Let me tell you something about Myoe, the person who inspired this trip. Myoe lost his parents at an early age and at 9 his uncle Jokaku had him join him at Jingoji to start his studies to become a monk. Kenninji, the temple we visited yesterday was founded by Eisai, who introduced the Rinzai school of Zen Buddhism to Japan, was a contemporary senior of Myoe. Eisai held him in high regard and wanted him as his successor, but Myoe flatly rejected his offer. Myoe was a student of both the Kegon and Shingon sects and like many of his contemporary coreligionists took a relaxed attitude to sectarian differences. The Kegon sutra that Myoe studied is said to focus on Shakyamuni’s satori and might have created a deep longing for Shakyamuni in Myoe, so much so that he twice attempted to travel to India, both attempts, but both attempts failed.
Myoe had by this time already become a famous monk and, although we do not know how he came to do so, kept a record of his dreams from the age of 19 and until his death at 60, in a journal called “Yumenoki,” a document of great historical value. To have kept a journal of his dreams for such a long time borders on the amazing.
It is said that Hayao Kawai, a Japanese well-known for his Jungian research were recommended by Hideki Yukawa and Takeshi Umehara to read Myoe’s “Yume no Ki” after a round-table discussion in 1965. At the time Kawai was completely uninterested in Buddhism and did not act on this recommendation until circumstances encouraged him to do so. Deeply impressed, he said “he was convinced he had finally found a Japanese mentor.” This deep conviction led to his publication of “The Buddhist priest Myoe: a life of dreams.” The postscript to Masako Shirasu’s “Myoe Shonin” I read in 2015 was written by Hayao Kawai. Since I had not yet read Kawai’s book on Myoe’s dreams, I obtained a copy before the trip and keep reading it a little at a time.
Myoe has this to say. He said this in criticism of Honen, who in this age when many believed that the world had entered the period of mappo (Decline of the Law), preached that calling upon the name of Amida Buddha was all that mattered and that not even bodaishin, that is aspiration for Buddhahood, was needed. Myoe vehemently opposed this as heretical. Aspiration for Buddhahood, is the aspiration to seek true satori. Although there are many ways to reach the goal, Shakyamuni says that aspiration for Buddhahood is the only way. So his criticism of Honen runs as follows:
I do not want to be saved into the next life. I first want to live this life as appropriate.
And so back to our trip.
On the outskirts of the other temple buildings is a small Jizo-in Temple with an open space that provides a good view of the magnificent Togano Mountains. At a small resting place, unglazed earthenware plates for throwing to ward off evil fortune were sold. Two plates for ¥300. We bought some plates and threw them down the cliff.

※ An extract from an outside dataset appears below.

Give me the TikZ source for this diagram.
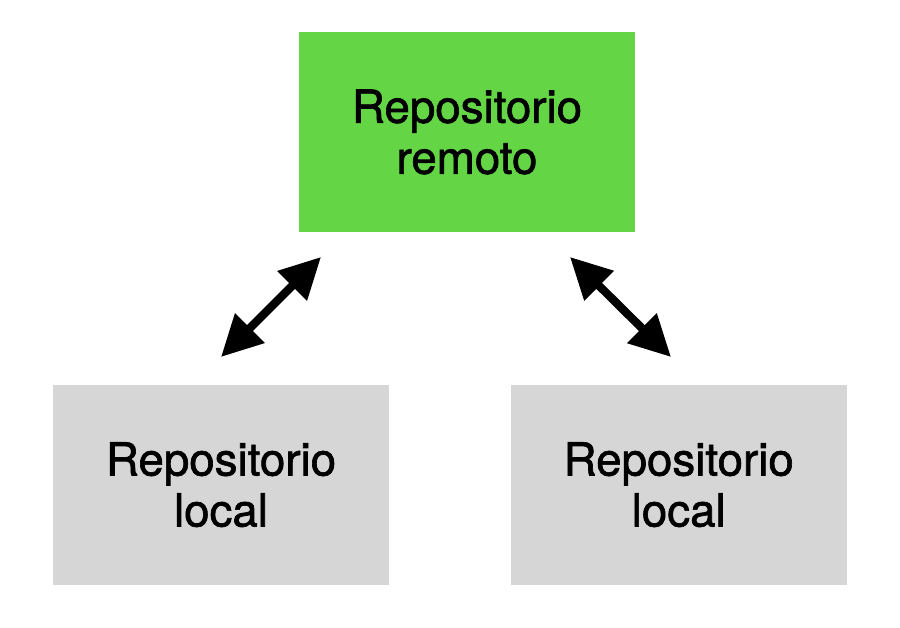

As we were walking towards the entrance after plate throwing, a small snake appeared from the bushes on our right, slithered across the path in front of us and disappeared into the grass thickets on our left. Both I and my wife took pictures of it and as we kept following its course through the grass shouting new sightings of the snake to each other, we created quite a bit of commotion. Seeing a snake is sign of good luck my wife said laughing.
We walked down the long stone steps saying good-bye to Jingoji Temple and boarded the bus. After a few minutes, my wife realized we were traveling in the wrong direction. So we got off the bus at a bus stop before we got to a fork in the road and started walking from there. After about 10 minutes we arrived at Ninaji Temple. Not joining a pack tour makes traveling fun and adds extra thrills!
(We got off the bus and started to walk when I received a mobile phone call from KB, our translator who handles the translation of this blog! He had another question for me) This was not quite the end of the trip, but we will stop here.